Let me start with the conclusion because it's going to bother some people: for most retail traders, simply holding Bitcoin has outperformed almost every active trading strategy over the past decade.

That includes me. I've run bots for years, across multiple market cycles, with increasingly sophisticated strategies. In most of those years, the simple act of holding would have produced better results. I'll show you why.

But this isn't the "just hold" article you've read a hundred times. The math is more interesting than that, and there's a specific situation where active trading genuinely beats holding – and another where holding genuinely beats trading. Most people who lose money trading Bitcoin lose it because they're on the wrong side of that distinction.

Let's work through it.


The ten-year baseline

Bitcoin at the start of 2016: approximately $430. Bitcoin in mid-April 2026: around $75,000.

That's roughly a 175x return over ten years. Compounded annually, that's approximately 66% per year.

There is no trading bot, no hedge fund, no active strategy that has consistently produced 66% annual returns over ten years. Nothing. Not Renaissance Technologies. Not the best quantitative trader alive. Not you. Not me.

The simple act of buying Bitcoin in 2016 and doing absolutely nothing with it outperformed every actively managed strategy available to retail traders during that same period.

This is the first thing anyone asking "should I trade Bitcoin or hold it" needs to sit with. The baseline is extraordinarily high. You are not competing against a 7% S&P 500 benchmark. You are competing against a 66% asset that has never required you to do anything.


The psychological trap

Despite that math, most traders actively trade Bitcoin. Why?

Because the ten-year chart is deceptive when you're living inside it.

Bitcoin dropped 84% from 2017 to 2018. It dropped 77% from 2021 to 2022. It had multiple 30-50% corrections during what we now call bull markets. In the moment, those drawdowns were terrifying. Holders panicked. Sold near the bottom. Missed the recovery.
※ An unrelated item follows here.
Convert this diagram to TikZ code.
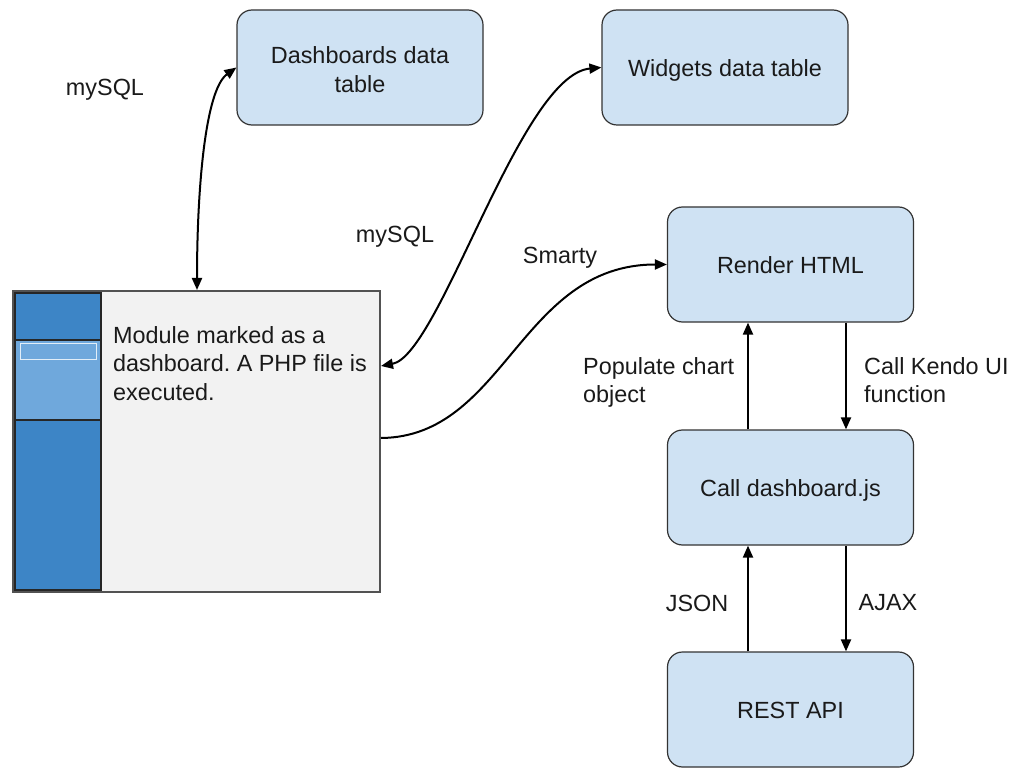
\documentclass[tikz,border=0pt]{standalone}
\usepackage{fontspec}
\setmainfont{Liberation Sans}
\usetikzlibrary{arrows.meta}
\definecolor{boxfill}{HTML}{CFE2F3}
\definecolor{boxline}{HTML}{333333}
\definecolor{panel}{HTML}{F2F2F2}
\definecolor{darkblue}{HTML}{3D85C6}
\definecolor{lightblue}{HTML}{6FA8DC}
\definecolor{textcol}{HTML}{1A1A1A}
\frenchspacing
\tikzset{
  tbl/.style={draw=boxline, line width=1.2pt, fill=boxfill, rounded corners=15pt,
    minimum width=246pt, minimum height=115pt, align=center, text=textcol,
    font=\fontsize{23.4}{28.5}\selectfont},
  oneline/.style={text height=21.5pt, text depth=4pt},
  lbl/.style={text=textcol, font=\fontsize{23.4}{28.5}\selectfont, inner sep=0pt},
  arr/.style={line width=2pt, -{Triangle[length=12pt,width=10pt]}},
  dbl/.style={line width=2pt, {Triangle[length=12pt,width=10pt]}-{Triangle[length=12pt,width=10pt]}}
}
\begin{document}
\begin{tikzpicture}[x=1pt,y=-1pt]
\useasboundingbox (0,0) rectangle (1018,770);

% data tables
\node[tbl] (dash) at (360,67.5) {\rule{0pt}{21.5pt}Dashboards data\\table};
\node[tbl, oneline] (widg) at (725,67.5) {Widgets data table};

% client-side chain
\node[tbl, oneline] (render) at (790.5,264.5) {Render HTML};
\node[tbl, oneline] (calljs) at (790.5,487.5) {Call dashboard.js};
\node[tbl, oneline] (rest) at (790.5,709.5) {REST API};

% module panel
\node[draw=boxline!85, line width=2pt, fill=panel, anchor=north west,
      minimum width=367pt, minimum height=301pt, inner sep=0pt] (mod) at (12,290) {};
\fill[darkblue] (15,293) rectangle (101,590);
\fill[lightblue] (15,340) rectangle (101,420);
\draw[black!85, line width=1.2pt] (15,293) rectangle (101,590);
\draw[black!85, line width=1.2pt] (15,340) -- (101,340);
\draw[black!85, line width=1.2pt] (15,420) -- (101,420);
\draw[white!80!lightblue, line width=1pt] (20,343) rectangle (96,359);
\node[lbl, align=left, anchor=north west] (modtxt) at (113,326)
  {Module marked as a\\dashboard. A PHP file is\\executed.};

% connectors
\draw[dbl] ([xshift=185pt]mod.north west) .. controls (197,190) and (205,90) .. (dash.west);
\draw[dbl] ([yshift=75.5pt]mod.east) .. controls (440,355) and (520,75) .. (widg.west);
\draw[arr] ([yshift=3.5pt]mod.east) .. controls (505,437) and (520,264.5) .. (render.west);

\draw[arr] ([xshift=-42.5pt]calljs.north) -- ([xshift=-42.5pt]render.south);
\draw[arr] ([xshift=55.5pt]render.south) -- ([xshift=55.5pt]calljs.north);
\draw[arr] ([xshift=-42.5pt]rest.north) -- ([xshift=-42.5pt]calljs.south);
\draw[arr] ([xshift=55.5pt]calljs.south) -- ([xshift=55.5pt]rest.north);

% connector labels
\node[lbl] (l1) at (105,89.5) {mySQL};
\node[lbl] (l2) at (395,236.5) {mySQL};
\node[lbl] (l3) at (560,257.5) {Smarty};
\node[lbl, align=left, anchor=west] (l4) at (583,382.5) {Populate chart\\object};
\node[lbl, align=left, anchor=west] (l5) at (864,380) {Call Kendo UI\\function};
\node[lbl] (l6) at (697,603) {JSON};
\node[lbl] (l7) at (888,603) {AJAX};
\end{tikzpicture}
\end{document}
Promised themselves they'd trade more actively next time to "protect themselves."

The psychological experience of holding Bitcoin is not the smooth upward curve you see in retrospect. It's long periods of flat or declining price, punctuated by violent rallies that feel like they'll never come back, punctuated by crashes that feel terminal.

The active trading intuition emerges from exactly this. "If I could just avoid the crashes and buy the dips, I could do better than holding." This sounds reasonable. It's also what has caused more retail Bitcoin underperformance than any other belief.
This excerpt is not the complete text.